Les bouffeurs de cultures, donc, me débectent. Ils ont l’allure effrayante de ces boulimiques en pleine crise, se jetant toutes oreilles ouvertes sur les derniers vernissages de Paris 6ème, s’amassant tout transpirant de mots érudits pour expliquer un rouleau de papier-cul suspendu par une ficelle, se bâfrant de petits-fours et de coupes de champagne pour finir saoul comme cochon, le nez du même rose que la toile d’un goût douteux à laquelle, soit-dit en passant, ils tournent le dos.

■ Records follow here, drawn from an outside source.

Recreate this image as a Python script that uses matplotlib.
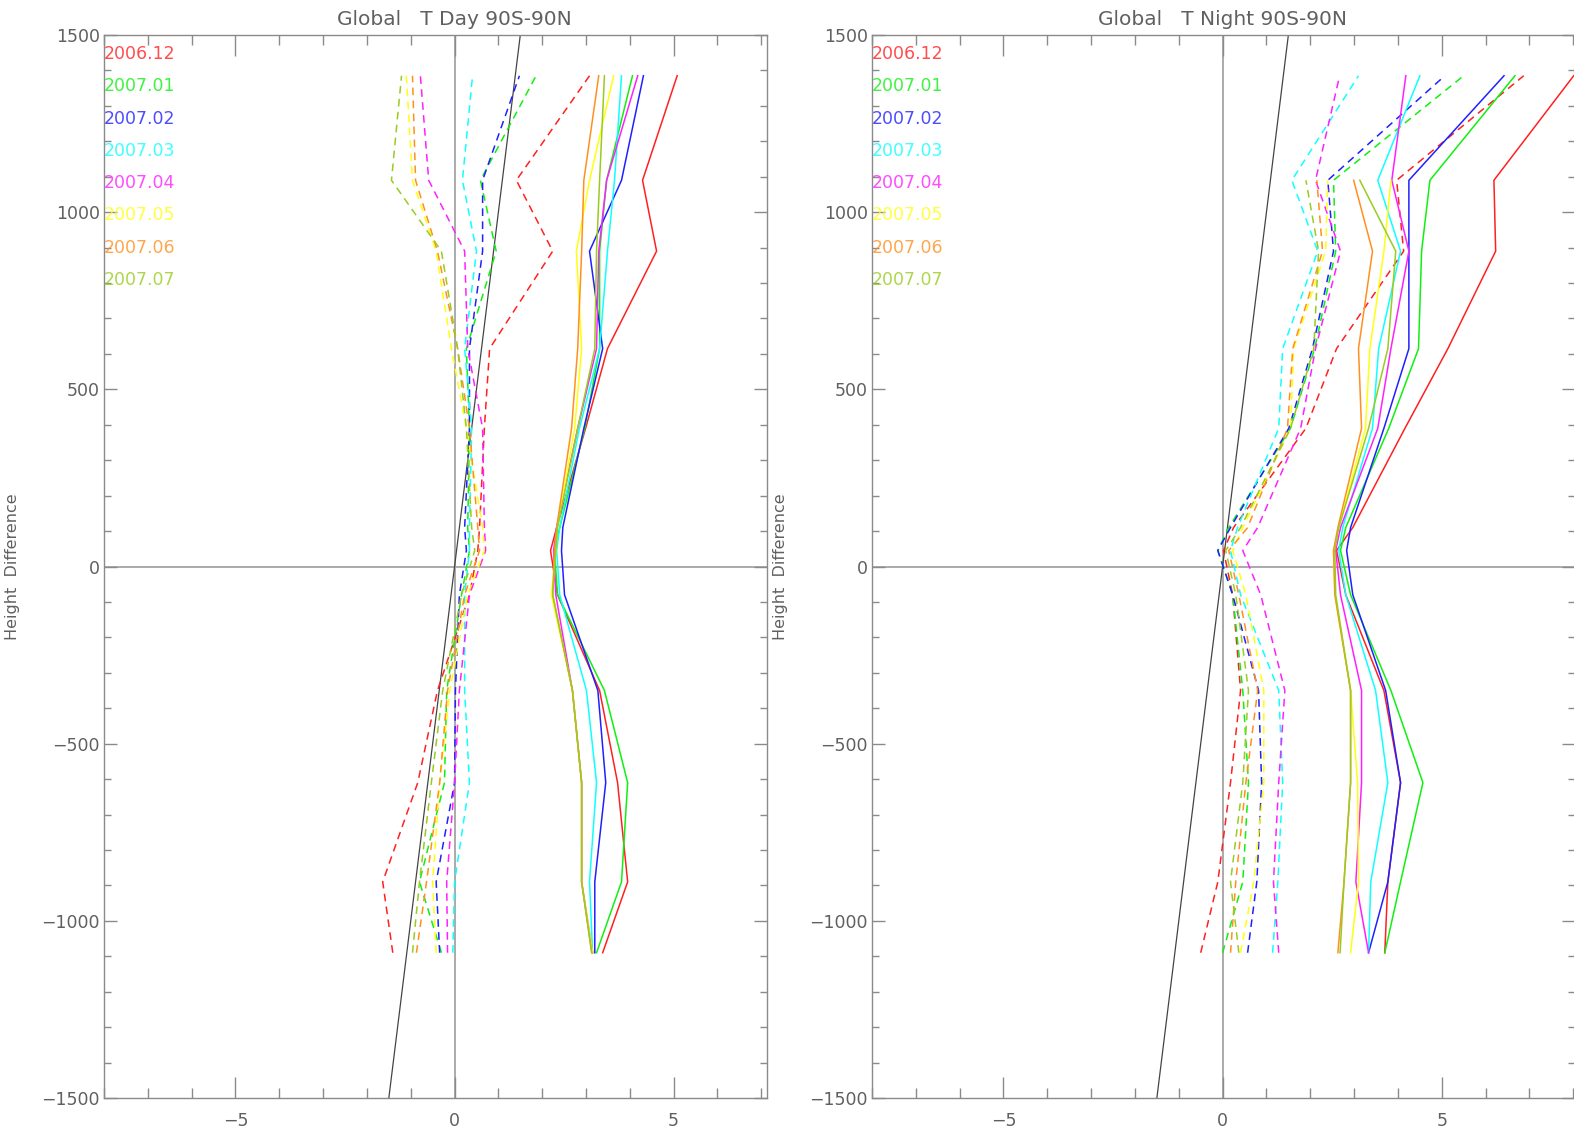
import numpy as np
import matplotlib
matplotlib.use('Agg')
import matplotlib.pyplot as plt
from matplotlib.ticker import MultipleLocator

# mean height of each level (bottom -> top)
levels = [-1090, -890, -610, -350, -80, 45, 110, 390, 615, 890, 1090, 1385]

months = ['2006.12', '2007.01', '2007.02', '2007.03',
          '2007.04', '2007.05', '2007.06', '2007.07']
colors = ['#ff2020', '#10f010', '#2020ff', '#10ffff',
          '#ff20ff', '#ffff10', '#ff9020', '#99cc22']

# T Day, solid lines (one row per month)
day_solid = [
    [3.38, 3.95, 3.72, 3.31, 2.35, 2.19, 2.33, 2.99, 3.49, 4.61, 4.29, 5.08],
    [3.24, 3.81, 3.95, 3.42, 2.35, 2.28, 2.40, 2.97, 3.31, 3.31, 3.47, 4.06],
    [3.20, 3.20, 3.45, 3.27, 2.51, 2.44, 2.47, 2.95, 3.38, 3.08, 3.81, 4.31],
    [3.15, 3.08, 3.24, 3.01, 2.40, 2.33, 2.40, 2.85, 3.31, 3.49, 3.65, 3.81],
    [3.15, 2.90, 2.90, 2.69, 2.31, 2.26, 2.33, 2.81, 3.24, 3.29, 3.47, 4.18],
    [3.15, 2.90, 2.90, 2.69, 2.21, 2.31, 2.35, 2.74, 2.90, 2.78, 3.08, 3.63],
    [3.13, 2.90, 2.90, 2.69, 2.24, 2.28, 2.33, 2.67, 2.81, 2.90, 2.95, 3.29],
    [3.13, 2.90, 2.90, 2.69, 2.24, 2.31, 2.35, 2.81, 3.20, 3.24, 3.31, 3.42],
]

# T Day, dashed lines
day_dashed = [
    [-1.41, -1.64, -0.84, -0.39, 0.34, 0.53, 0.57, 0.68, 0.80, 2.24, 1.41, 3.08],
    [-0.30, -0.80, -0.23, -0.18, 0.16, 0.34, 0.30, 0.34, 0.27, 0.95, 0.59, 1.86],
    [-0.34, -0.42, 0.00, 0.02, 0.11, 0.27, 0.23, 0.34, 0.34, 0.64, 0.64, 1.48],
    [-0.04, 0.00, 0.34, 0.23, 0.23, 0.34, 0.34, 0.39, 0.23, 0.50, 0.18, 0.41],
    [-0.16, -0.18, 0.00, 0.11, 0.34, 0.71, 0.68, 0.64, 0.30, 0.23, -0.59, -0.78],
    [-0.42, -0.50, -0.34, -0.11, 0.30, 0.68, 0.64, 0.27, -0.07, -0.42, -0.96, -1.10],
    [-0.87, -0.64, -0.34, -0.16, 0.23, 0.57, 0.53, 0.34, 0.07, -0.39, -0.89, -0.96],
    [-0.96, -0.80, -0.53, -0.27, 0.16, 0.46, 0.39, 0.27, 0.07, -0.30, -1.44, -1.21],
]

# T Night, solid lines
night_solid = [
    [3.70, 3.77, 4.06, 3.68, 2.81, 2.60, 2.97, 4.16, 5.14, 6.23, 6.19, 8.01],
    [3.70, 4.06, 4.57, 3.84, 2.92, 2.69, 2.81, 3.79, 4.47, 4.54, 4.73, 6.67],
    [3.33, 3.77, 4.06, 3.72, 2.97, 2.83, 2.92, 3.68, 4.25, 4.25, 4.25, 6.42],
    [3.33, 3.38, 3.77, 3.49, 2.81, 2.65, 2.74, 3.42, 3.56, 4.06, 3.54, 4.50],
    [3.33, 3.04, 3.17, 3.17, 2.69, 2.58, 2.69, 3.54, 3.84, 4.25, 3.86, 4.18],
    [2.92, 3.10, 3.08, 2.92, 2.56, 2.53, 2.65, 3.26, 3.36, 3.68, 3.84, np.nan],
    [2.63, 2.77, 2.92, 2.92, 2.56, 2.53, 2.63, 3.17, 3.10, 3.42, 2.99, np.nan],
    [2.68, 2.77, 2.92, 2.92, 2.58, 2.56, 2.65, 3.33, 3.77, 3.95, 3.13, np.nan],
]

# T Night, dashed lines
night_dashed = [
    [-0.50, -0.11, 0.18, 0.41, 0.23, 0.02, 0.25, 1.90, 2.60, 4.13, 3.97, 6.87],
    [0.00, 0.46, 0.59, 0.46, 0.23, -0.11, 0.14, 1.55, 2.10, 2.58, 2.53, 5.50],
    [0.57, 0.78, 0.89, 0.82, 0.23, -0.11, 0.18, 1.51, 2.05, 2.53, 2.40, 5.07],
    [1.14, 1.26, 1.37, 1.28, 0.41, 0.18, 0.34, 1.28, 1.37, 2.17, 1.58, 3.10],
    [1.28, 1.16, 1.28, 1.42, 0.87, 0.46, 0.80, 1.78, 2.12, 2.69, 2.12, 2.67],
    [0.41, 0.71, 0.94, 0.94, 0.53, 0.23, 0.46, 1.55, 1.62, 2.35, 2.40, np.nan],
    [0.18, 0.30, 0.53, 0.80, 0.37, 0.14, 0.57, 1.48, 1.60, 2.28, 2.15, np.nan],
    [0.37, 0.18, 0.46, 0.59, 0.30, 0.07, 0.41, 1.55, 2.08, 2.19, 1.90, np.nan],
]

W, H = 1574, 1135
AX_COLOR = '#8a8a8a'
TXT_COLOR = '#606060'


def draw_panel(ax, title, solid, dashed, xmax):
    ax.set_xlim(-8, xmax)
    ax.set_ylim(-1500, 1500)

    # reference lines
    ax.axhline(0, color='#aaaaaa', lw=1.4, zorder=1)
    ax.axvline(0, color='#aaaaaa', lw=1.4, zorder=1)
    yy = np.array([-1500, 1500])
    ax.plot(yy / 1000.0, yy, color='#444444', lw=0.9, zorder=2)

    for i in range(len(months)):
        ax.plot(dashed[i], levels, color=colors[i], lw=1.1,
                dashes=(5, 3.5), zorder=3)
        ax.plot(solid[i], levels, color=colors[i], lw=1.1, zorder=3)

    # month labels in the upper left corner
    for i, m in enumerate(months):
        ypix = 54 + i * 32.3
        ax.text(0.0, (1098 - ypix) / 1063.0, m, transform=ax.transAxes,
                color=colors[i], fontsize=12.5, ha='left', va='center',
                alpha=0.8)

    # title is centred over x = 0
    ax.text(0.0, 1500 + 15 / 0.3527, title,
            ha='center', va='center', fontsize=14.5, color=TXT_COLOR,
            clip_on=False)
    ax.set_ylabel('Height  Difference', fontsize=11.5, color=TXT_COLOR,
                  labelpad=0)

    # IDL style ticks
    ax.xaxis.set_major_locator(MultipleLocator(5))
    ax.xaxis.set_minor_locator(MultipleLocator(1))
    ax.yaxis.set_major_locator(MultipleLocator(500))
    ax.yaxis.set_minor_locator(MultipleLocator(100))
    ax.tick_params(which='both', direction='in', top=True, right=True,
                   color=AX_COLOR, width=1, labelcolor=TXT_COLOR,
                   labelsize=12.5)
    ax.tick_params(axis='x', which='major', length=15, pad=10)
    ax.tick_params(axis='x', which='minor', length=7.5)
    ax.tick_params(axis='y', which='major', length=9.5, pad=3)
    ax.tick_params(axis='y', which='minor', length=4.7)
    for s in ax.spines.values():
        s.set_color(AX_COLOR)
        s.set_linewidth(1.0)


fig = plt.figure(figsize=(W / 100, H / 100), dpi=100)
ax1 = fig.add_axes([104 / W, 37 / H, 663 / W, 1063 / H])
ax2 = fig.add_axes([872 / W, 37 / H, 703 / W, 1063 / H])

draw_panel(ax1, 'Global   T Day 90S-90N', day_solid, day_dashed, 7.13)
draw_panel(ax2, 'Global   T Night 90S-90N', night_solid, night_dashed, 8.04)

ax1.yaxis.set_label_coords(-0.127, 0.5)
ax2.yaxis.set_label_coords(-0.12, 0.5)

fig.savefig('out.png', dpi=100)
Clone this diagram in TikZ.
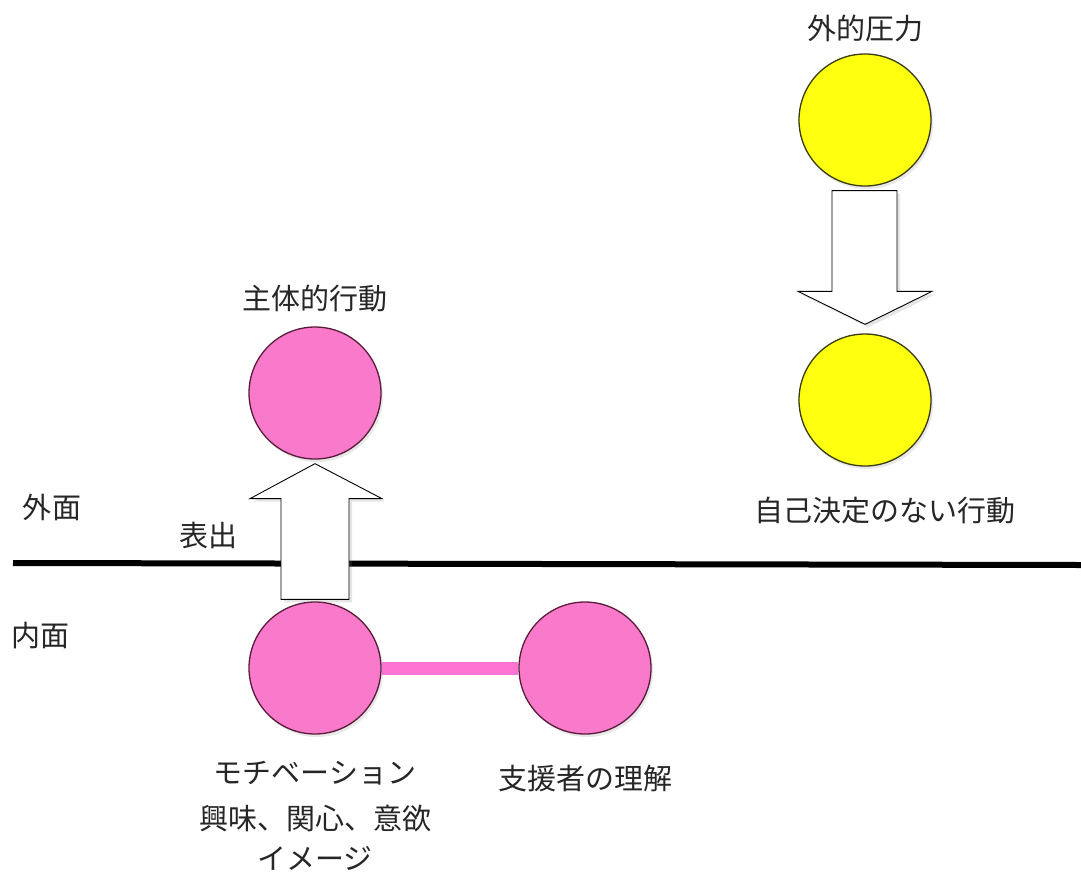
\documentclass[tikz,border=0pt]{standalone}
\usepackage{fontspec}
\newfontfamily\jp{Noto Sans CJK JP}
\usetikzlibrary{calc,shadows}
\definecolor{pinkc}{HTML}{F97ACB}
\definecolor{pinkbar}{HTML}{FF74D2}
\definecolor{yellowc}{HTML}{FFFF10}
\definecolor{rimpink}{HTML}{5A1A3A}
\definecolor{rimyel}{HTML}{3A3A10}
\begin{document}
\begin{tikzpicture}[x=1pt,y=-1pt,
  font=\jp\fontsize{29}{34}\selectfont,
  ball/.style={circle, minimum size=132pt, inner sep=0pt, line width=1.3pt,
    drop shadow={shadow xshift=2pt, shadow yshift=-3pt, opacity=0.18}},
  pinkball/.style={ball, fill=pinkc, draw=rimpink},
  yellowball/.style={ball, fill=yellowc, draw=rimyel},
  bigarrow/.style={draw=black, fill=white, line width=0.9pt, line join=miter,
    drop shadow={shadow xshift=3pt, shadow yshift=-3pt, opacity=0.2}},
  lbl/.style={inner sep=0pt, text=black!85},
  bar/.style={draw=pinkbar, line width=13pt}]
\useasboundingbox (0,0) rectangle (1081,873);
\fill[white] (0,0) rectangle (1081,873);

% boundary line
\coordinate (lineL) at (13,563);
\coordinate (lineR) at (1081,565);
\draw[line width=6pt] (lineL) -- (lineR);

% circles
\node[pinkball] (act) at (315,393) {};
\node[pinkball] (mot) at (315,668) {};
\node[pinkball] (sup) at (585,668) {};
\node[yellowball] (ext) at (865,120) {};
\node[yellowball] (nod) at (865,400) {};

% connector
\draw[bar] (mot) -- (sup);

% up arrow (表出)
\filldraw[bigarrow]
  ($(mot.north)+(-34,-2)$) -- ($(act.south)+(-34,39)$) -- ($(act.south)+(-65,39)$)
  -- ($(act.south)+(0,4)$) -- ($(act.south)+(67,39)$) -- ($(act.south)+(34,39)$)
  -- ($(mot.north)+(34,-2)$) -- cycle;

% down arrow
\filldraw[bigarrow]
  ($(ext.south)+(-33,4)$) -- ($(nod.north)+(-33,-42)$) -- ($(nod.north)+(-67,-42)$)
  -- ($(nod.north)+(0,-9)$) -- ($(nod.north)+(67,-42)$) -- ($(nod.north)+(32,-42)$)
  -- ($(ext.south)+(32,4)$) -- cycle;

% labels
\node[lbl] (tact) at (315,298) {主体的行動};
\node[lbl] (text) at (865,28) {外的圧力};
\node[lbl] (tnod) at (885,511) {自己決定のない行動};
\node[lbl] (gaimen) at (52,507) {外面};
\node[lbl] (hyoshutsu) at (208,535) {表出};
\node[lbl] (naimen) at (40,635) {内面};
\node[lbl] (tmot1) at (315,773) {モチベーション};
\node[lbl] (tmot2) at (315,818) {興味、関心、意欲};
\node[lbl] (tmot3) at (315,858) {イメージ};
\node[lbl] (tsup) at (585,778) {支援者の理解};
\end{tikzpicture}
\end{document}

De ces charmantes excursions culturelles, qui ressemblent foutrement, sans vouloir être grossier, à une bonne biture où l’on peut se goinfrer à l’œil et papillonner aux milieux de la représentation de l’art contemporain (d’ailleurs beaucoup plus souvent con que temporain, si je puis me permettre le calembour), ils reviennent les yeux brillants, tout dégoulinant de cette culture non-digérée qu’ils peinent à retenir aux coins de leur bouche, pour venir vous la régurgiter devant les yeux, l’air digne et satisfait.

Je vais vous dire, moi, je suis comme tout le monde : je n’aime pas beaucoup qu’on me vomisse dessus.